==== MATERIAL
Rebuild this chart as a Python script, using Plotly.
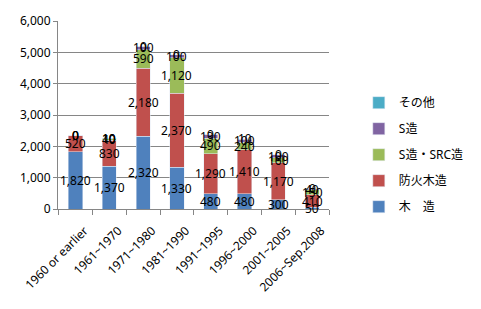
import plotly.graph_objects as go

categories = ["1960 or earlier", "1961~1970", "1971~1980", "1981~1990",
              "1991~1995", "1996~2000", "2001~2005", "2006~Sep.2008"]
mokuzo = [1820, 1370, 2320, 1330, 480, 480, 300, 50]
bouka = [520, 830, 2180, 2370, 1290, 1410, 1170, 410]
s_src = [0, 40, 590, 1120, 490, 240, 160, 150]
s_zo = [0, 10, 100, 100, 130, 100, 100, 40]
sonota = [0, 10, 0, 0, 0, 10, 0, 0]

series = [
    ("木\u3000造", mokuzo, "#4F81BD"),
    ("防火木造", bouka, "#C0504D"),
    ("S造・SRC造", s_src, "#9BBB59"),
    ("S造", s_zo, "#8064A2"),
    ("その他", sonota, "#4BACC6"),
]

FONT = "Noto Sans, Noto Sans CJK JP, sans-serif"
fig = go.Figure()
annotations = []
base = [0] * len(categories)
n = len(series)
for i, (name, vals, color) in enumerate(series):
    fig.add_trace(go.Bar(x=categories, y=vals, name=name, marker_color=color,
                         legendgroup=str(i), legendrank=n - i))
    for j, v in enumerate(vals):
        annotations.append(dict(x=categories[j], y=base[j] + v / 2, text=f"{v:,}",
                                showarrow=False, font=dict(size=12, color="black", family=FONT),
                                xref="x", yref="y"))
        base[j] += v

fig.update_layout(
    barmode="stack",
    bargap=0.58,
    width=481, height=309,
    margin=dict(l=58, r=106, t=15, b=100),
    paper_bgcolor="white", plot_bgcolor="white",
    font=dict(family=FONT, size=12, color="black"),
    annotations=annotations,
    legend=dict(x=1.11, xanchor="left", y=0.289, yanchor="middle",
                traceorder="grouped", tracegroupgap=7,
                font=dict(size=12, family=FONT), itemwidth=30),
    xaxis=dict(tickangle=-45, showline=True, linecolor="#868686", ticks="outside",
               tickson="boundaries", tickcolor="#868686", ticklen=5,
               ticklabelstandoff=9, ticklabelshift=9,
               tickfont=dict(size=12, family=FONT)),
    yaxis=dict(range=[0, 6000], dtick=1000, tickformat=",", showgrid=True,
               gridcolor="#868686", showline=True, linecolor="#868686",
               ticks="outside", tickcolor="#868686", ticklen=4,
               tickfont=dict(size=12, family=FONT)),
)
fig.write_html("out.html")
========
SET EXERCISE
Please reproduce the listing exactly from its opening line through the line that contains "import plotly.graph_objects as go", both included, with all pictures omitted.

FINISHED EXERCISE
Rebuild this chart as a Python script, using Plotly.
import plotly.graph_objects as go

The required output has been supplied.